Friday 19 July 2013

Lost and stifled voices of Lockerbie must now be heard

[What follows is a recommendation written by Dr Jim Swire for the play Lockerbie: Lost Voices to be performed on the 2013 Edinburgh Festival Fringe (August 2 - 26, Scottish Storytelling Centre, Venue 30a) by The Elements World Theatre:]

270 voices were stilled forever that dreadful night before Christmas over Lockerbie town.

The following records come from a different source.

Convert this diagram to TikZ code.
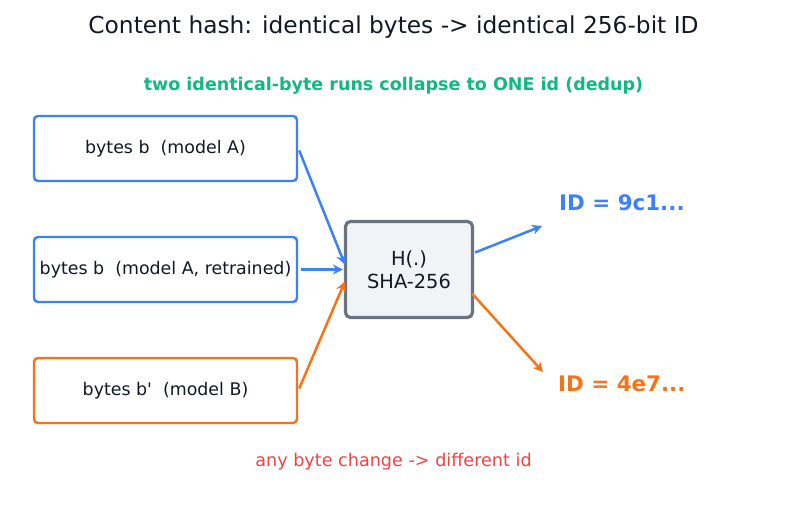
\documentclass[tikz,border=0pt]{standalone}
\usepackage{fontspec}
\setmainfont{DejaVu Sans}
\usetikzlibrary{arrows.meta,calc}
\definecolor{cblue}{HTML}{3B82F6}
\definecolor{corange}{HTML}{F97316}
\definecolor{cgray}{HTML}{6B7280}
\definecolor{cfill}{HTML}{F1F4F7}
\definecolor{cgreen}{HTML}{10B981}
\definecolor{cred}{HTML}{EF4444}
\definecolor{ctext}{HTML}{111827}
\tikzset{
  inbox/.style={draw=#1, line width=2.4pt, rounded corners=4pt, fill=white,
    minimum width=263pt, minimum height=65pt, inner sep=0pt, text=ctext,
    font=\fontsize{17.4}{20}\selectfont},
  hashbox/.style={draw=cgray, line width=3.2pt, rounded corners=5pt, fill=cfill,
    minimum width=127pt, minimum height=96pt, inner sep=0pt, text=ctext, align=center,
    font=\fontsize{19.4}{23}\selectfont},
  conn/.style={draw=#1, line width=2.5pt, -{Stealth[length=10pt,width=10pt]}},
  idlabel/.style={text=#1, anchor=west, inner sep=0pt, font=\bfseries\fontsize{21.4}{24}\selectfont}
}
\begin{document}
\begin{tikzpicture}[x=1pt,y=-1pt]
\useasboundingbox (0,0) rectangle (787,510);
\node[text=ctext, font=\fontsize{23.3}{27}\selectfont] (title) at (393.5,27) {Content hash: identical bytes -> identical 256-bit ID};
\node[text=cgreen, font=\bfseries\fontsize{17.5}{20}\selectfont] (sub) at (393.5,85.5) {two identical-byte runs collapse to ONE id (dedup)};
\node[inbox=cblue] (a) at (165.5,148.5) {bytes b\ \ (model A)};
\node[inbox=cblue] (r) at (165.5,269.5) {bytes b\ \ (model A, retrained)};
\node[inbox=corange] (m) at (165.5,390.5) {bytes b\textquotesingle\ \ (model B)};
\node[hashbox] (h) at (409,269.5) {H(.)\\SHA-256};
\node[idlabel=cblue] (id1) at (559,203) {ID = 9c1...};
\node[idlabel=corange] (id2) at (558,384) {ID = 4e7...};
\node[text=cred, font=\fontsize{17.6}{20}\selectfont] (foot) at (393.5,461.5) {any byte change -> different id};
\coordinate (t1) at ($(id1.west)+(-17,23)$);
\coordinate (t2) at ($(id2.west)+(-15,-12)$);
\draw[conn=cblue] ($(a.east)+(1,2)$) -- ($(h.west)+(1,-5)$);
\draw[conn=cblue] ($(r.east)+(3,0)$) -- ($(h.west)+(-1,0)$);
\draw[conn=corange] ($(m.east)+(1,-2)$) -- ($(h.west)+(1,12)$);
\draw[conn=cblue] ($(h.east)+(1,-17)$) -- (t1);
\draw[conn=corange] ($(h.east)+(-2,24)$) -- (t2);
\end{tikzpicture}
\end{document}
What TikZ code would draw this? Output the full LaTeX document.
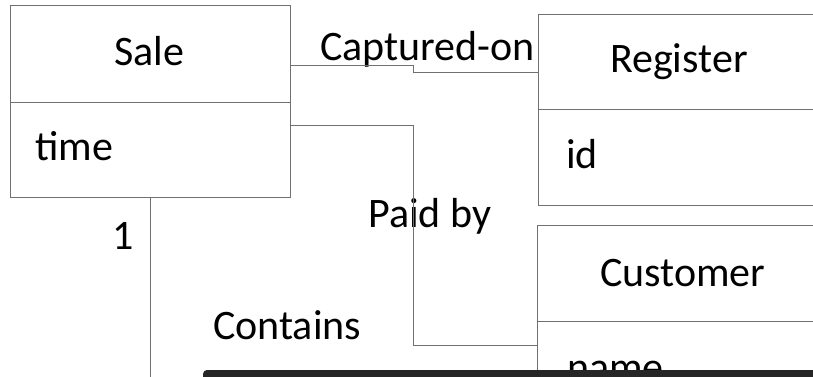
\documentclass[tikz,border=0pt]{standalone}
\usepackage{fontspec}
\setmainfont{Carlito}
\definecolor{linegray}{HTML}{707070}
\definecolor{barcol}{HTML}{262626}
\begin{document}
\begin{tikzpicture}[x=1pt,y=-1pt,
  box/.style={draw=linegray, line width=1pt, rectangle, inner sep=0pt, anchor=north west},
  conn/.style={draw=linegray, line width=1pt},
  lbl/.style={inner sep=0pt, anchor=base west, font=\fontsize{42pt}{50pt}\selectfont}]
\useasboundingbox (0,0) rectangle (813,376);
\clip (0,0) rectangle (813,376);
% boxes
\node[box, minimum width=280pt, minimum height=192pt] (sale) at (10,5) {};
\node[box, minimum width=290pt, minimum height=191pt] (register) at (538,14) {};
\node[box, minimum width=290pt, minimum height=200pt] (customer) at (537,225) {};
% dividers
\coordinate (sd) at (0,102);
\coordinate (rd) at (0,109);
\coordinate (cd) at (0,321);
\draw[conn] (sale.west |- sd) -- (sale.east |- sd);
\draw[conn] (register.west |- rd) -- (register.east |- rd);
\draw[conn] (customer.west |- cd) -- (customer.east |- cd);
% texts
\node[lbl, anchor=base] (saleT) at (149,65) {Sale};
\node[lbl] (timeT) at (35,160) {time};
\node[lbl] (regT) at (610,72) {Register};
\node[lbl] (idT) at (566,168) {id};
\node[lbl] (custT) at (600,286) {Customer};
\node[lbl] (nameT) at (567,381) {name};
\node[lbl] (capT) at (320,60) {Captured-on};
\node[lbl] (paidT) at (368,227) {Paid by};
\node[lbl] (oneT) at (112,249) {1};
\node[lbl] (contT) at (213,339) {Contains};
% connectors
\coordinate (c1) at (413.5,65);
\coordinate (c2) at (413.5,72);
\draw[conn] (sale.east |- c1) -- (c1) -- (c2) -- (register.west |- c2);
\coordinate (p1) at (413.5,125);
\coordinate (p2) at (413.5,345);
\draw[conn] (sale.east |- p1) -- (p1) -- (p2) -- (customer.west |- p2);
\coordinate (k1) at (150.5,385);
\draw[conn] (sale.south -| k1) -- (k1);
% dark bar at bottom
\fill[barcol, rounded corners=4pt] (203,370) rectangle (840,400);
\end{tikzpicture}
\end{document}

To those who have failed us it may seem that the voices of some of us who are left are heard too often, but the rights of relatives to know the truth, and the rights of Scottish people to a transparent and fair criminal justice system demand that they now be heard almost a quarter of a century later.

At the trial of the two Libyan suspects the prosecution claimed the bomb had come from Megrahi's hand in Malta, using a Libyan timer, and they had a fragment of such a timer to show the court that this was true.
The defence claimed that a Syrian made bomb, triggered by falling air pressure in flight and having an unalterable flight time of 30-45 minutes was used: that was what dictated the strange short flight time of 38 minutes. It could not be flown in from Malta since it would have exploded long before reaching Heathrow. But with the evidence heard in court and with smart footwork by the prosecution they couldn't persuade the court that their Syrian device had been put aboard at Heathrow.

Only after the verdict did it emerge that the prosecution's timer fragment was bogus.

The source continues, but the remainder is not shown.